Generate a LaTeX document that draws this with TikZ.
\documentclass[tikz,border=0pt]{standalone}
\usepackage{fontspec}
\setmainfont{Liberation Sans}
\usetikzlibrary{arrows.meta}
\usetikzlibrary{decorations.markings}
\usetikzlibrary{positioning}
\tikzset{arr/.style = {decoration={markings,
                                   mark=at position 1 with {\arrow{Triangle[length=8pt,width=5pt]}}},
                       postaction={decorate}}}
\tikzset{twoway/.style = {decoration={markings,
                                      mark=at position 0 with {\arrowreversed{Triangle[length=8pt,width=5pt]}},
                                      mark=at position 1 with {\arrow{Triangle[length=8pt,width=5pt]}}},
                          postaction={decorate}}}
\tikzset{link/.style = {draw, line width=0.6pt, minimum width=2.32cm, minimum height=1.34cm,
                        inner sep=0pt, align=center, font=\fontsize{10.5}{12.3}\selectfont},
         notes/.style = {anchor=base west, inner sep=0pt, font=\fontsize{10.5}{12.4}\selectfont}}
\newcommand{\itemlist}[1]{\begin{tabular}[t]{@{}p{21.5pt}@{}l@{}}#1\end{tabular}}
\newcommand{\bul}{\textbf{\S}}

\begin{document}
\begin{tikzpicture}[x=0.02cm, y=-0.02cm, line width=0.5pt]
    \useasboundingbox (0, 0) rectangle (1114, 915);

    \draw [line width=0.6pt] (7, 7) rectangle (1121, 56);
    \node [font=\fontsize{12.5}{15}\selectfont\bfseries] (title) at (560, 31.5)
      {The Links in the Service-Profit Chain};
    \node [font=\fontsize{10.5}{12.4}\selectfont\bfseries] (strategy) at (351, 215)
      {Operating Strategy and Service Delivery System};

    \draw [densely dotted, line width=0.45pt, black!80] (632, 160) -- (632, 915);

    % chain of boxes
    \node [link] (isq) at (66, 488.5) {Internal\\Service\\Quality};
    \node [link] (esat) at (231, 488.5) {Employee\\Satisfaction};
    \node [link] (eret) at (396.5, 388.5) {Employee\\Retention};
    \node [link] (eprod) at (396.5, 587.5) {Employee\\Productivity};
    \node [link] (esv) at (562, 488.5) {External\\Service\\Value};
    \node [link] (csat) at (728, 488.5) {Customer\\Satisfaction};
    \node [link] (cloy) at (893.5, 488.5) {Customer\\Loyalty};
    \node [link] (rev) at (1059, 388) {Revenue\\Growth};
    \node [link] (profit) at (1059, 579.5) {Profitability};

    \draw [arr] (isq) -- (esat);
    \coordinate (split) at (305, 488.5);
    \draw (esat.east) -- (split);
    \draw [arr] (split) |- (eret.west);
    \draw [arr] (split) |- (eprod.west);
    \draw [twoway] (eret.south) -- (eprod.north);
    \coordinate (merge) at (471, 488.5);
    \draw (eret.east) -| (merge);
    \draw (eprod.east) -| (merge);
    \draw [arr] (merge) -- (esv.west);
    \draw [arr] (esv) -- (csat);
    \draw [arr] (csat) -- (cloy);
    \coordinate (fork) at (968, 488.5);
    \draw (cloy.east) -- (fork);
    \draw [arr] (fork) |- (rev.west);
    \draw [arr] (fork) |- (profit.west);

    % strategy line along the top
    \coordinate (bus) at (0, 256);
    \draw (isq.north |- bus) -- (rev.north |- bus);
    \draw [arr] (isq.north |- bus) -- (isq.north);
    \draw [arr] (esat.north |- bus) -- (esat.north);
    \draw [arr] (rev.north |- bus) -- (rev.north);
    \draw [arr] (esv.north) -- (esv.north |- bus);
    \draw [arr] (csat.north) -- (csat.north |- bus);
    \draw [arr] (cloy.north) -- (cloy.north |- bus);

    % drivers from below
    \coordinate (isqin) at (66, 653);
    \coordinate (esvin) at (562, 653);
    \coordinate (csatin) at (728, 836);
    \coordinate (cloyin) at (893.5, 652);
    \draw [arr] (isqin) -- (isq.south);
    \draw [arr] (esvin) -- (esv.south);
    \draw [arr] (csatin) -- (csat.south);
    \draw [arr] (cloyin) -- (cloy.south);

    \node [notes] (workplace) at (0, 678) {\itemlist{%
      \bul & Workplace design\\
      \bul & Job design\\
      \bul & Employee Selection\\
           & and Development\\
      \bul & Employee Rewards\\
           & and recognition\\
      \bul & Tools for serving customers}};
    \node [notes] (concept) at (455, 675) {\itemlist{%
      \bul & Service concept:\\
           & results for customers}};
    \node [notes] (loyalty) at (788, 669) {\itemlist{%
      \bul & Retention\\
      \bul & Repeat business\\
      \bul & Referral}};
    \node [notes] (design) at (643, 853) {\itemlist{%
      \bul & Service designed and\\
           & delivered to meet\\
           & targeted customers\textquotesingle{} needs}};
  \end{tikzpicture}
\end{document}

──────────────────────────────

What you will do - Repeat the preceding lines exactly, please, every one of them.

Complete response -
Generate a LaTeX document that draws this with TikZ.
\documentclass[tikz,border=0pt]{standalone}
\usepackage{fontspec}
\setmainfont{Liberation Sans}
\usetikzlibrary{arrows.meta}
\usetikzlibrary{decorations.markings}
\usetikzlibrary{positioning}
\tikzset{arr/.style = {decoration={markings,
                                   mark=at position 1 with {\arrow{Triangle[length=8pt,width=5pt]}}},
                       postaction={decorate}}}
\tikzset{twoway/.style = {decoration={markings,
                                      mark=at position 0 with {\arrowreversed{Triangle[length=8pt,width=5pt]}},
                                      mark=at position 1 with {\arrow{Triangle[length=8pt,width=5pt]}}},
                          postaction={decorate}}}
\tikzset{link/.style = {draw, line width=0.6pt, minimum width=2.32cm, minimum height=1.34cm,
                        inner sep=0pt, align=center, font=\fontsize{10.5}{12.3}\selectfont},
         notes/.style = {anchor=base west, inner sep=0pt, font=\fontsize{10.5}{12.4}\selectfont}}
\newcommand{\itemlist}[1]{\begin{tabular}[t]{@{}p{21.5pt}@{}l@{}}#1\end{tabular}}
\newcommand{\bul}{\textbf{\S}}

\begin{document}
\begin{tikzpicture}[x=0.02cm, y=-0.02cm, line width=0.5pt]
    \useasboundingbox (0, 0) rectangle (1114, 915);

    \draw [line width=0.6pt] (7, 7) rectangle (1121, 56);
    \node [font=\fontsize{12.5}{15}\selectfont\bfseries] (title) at (560, 31.5)
      {The Links in the Service-Profit Chain};
    \node [font=\fontsize{10.5}{12.4}\selectfont\bfseries] (strategy) at (351, 215)
      {Operating Strategy and Service Delivery System};

    \draw [densely dotted, line width=0.45pt, black!80] (632, 160) -- (632, 915);

    % chain of boxes
    \node [link] (isq) at (66, 488.5) {Internal\\Service\\Quality};
    \node [link] (esat) at (231, 488.5) {Employee\\Satisfaction};
    \node [link] (eret) at (396.5, 388.5) {Employee\\Retention};
    \node [link] (eprod) at (396.5, 587.5) {Employee\\Productivity};
    \node [link] (esv) at (562, 488.5) {External\\Service\\Value};
    \node [link] (csat) at (728, 488.5) {Customer\\Satisfaction};
    \node [link] (cloy) at (893.5, 488.5) {Customer\\Loyalty};
    \node [link] (rev) at (1059, 388) {Revenue\\Growth};
    \node [link] (profit) at (1059, 579.5) {Profitability};

    \draw [arr] (isq) -- (esat);
    \coordinate (split) at (305, 488.5);
    \draw (esat.east) -- (split);
    \draw [arr] (split) |- (eret.west);
    \draw [arr] (split) |- (eprod.west);
    \draw [twoway] (eret.south) -- (eprod.north);
    \coordinate (merge) at (471, 488.5);
    \draw (eret.east) -| (merge);
    \draw (eprod.east) -| (merge);
    \draw [arr] (merge) -- (esv.west);
    \draw [arr] (esv) -- (csat);
    \draw [arr] (csat) -- (cloy);
    \coordinate (fork) at (968, 488.5);
    \draw (cloy.east) -- (fork);
    \draw [arr] (fork) |- (rev.west);
    \draw [arr] (fork) |- (profit.west);

    % strategy line along the top
    \coordinate (bus) at (0, 256);
    \draw (isq.north |- bus) -- (rev.north |- bus);
    \draw [arr] (isq.north |- bus) -- (isq.north);
    \draw [arr] (esat.north |- bus) -- (esat.north);
    \draw [arr] (rev.north |- bus) -- (rev.north);
    \draw [arr] (esv.north) -- (esv.north |- bus);
    \draw [arr] (csat.north) -- (csat.north |- bus);
    \draw [arr] (cloy.north) -- (cloy.north |- bus);

    % drivers from below
    \coordinate (isqin) at (66, 653);
    \coordinate (esvin) at (562, 653);
    \coordinate (csatin) at (728, 836);
    \coordinate (cloyin) at (893.5, 652);
    \draw [arr] (isqin) -- (isq.south);
    \draw [arr] (esvin) -- (esv.south);
    \draw [arr] (csatin) -- (csat.south);
    \draw [arr] (cloyin) -- (cloy.south);

    \node [notes] (workplace) at (0, 678) {\itemlist{%
      \bul & Workplace design\\
      \bul & Job design\\
      \bul & Employee Selection\\
           & and Development\\
      \bul & Employee Rewards\\
           & and recognition\\
      \bul & Tools for serving customers}};
    \node [notes] (concept) at (455, 675) {\itemlist{%
      \bul & Service concept:\\
           & results for customers}};
    \node [notes] (loyalty) at (788, 669) {\itemlist{%
      \bul & Retention\\
      \bul & Repeat business\\
      \bul & Referral}};
    \node [notes] (design) at (643, 853) {\itemlist{%
      \bul & Service designed and\\
           & delivered to meet\\
           & targeted customers\textquotesingle{} needs}};
  \end{tikzpicture}
\end{document}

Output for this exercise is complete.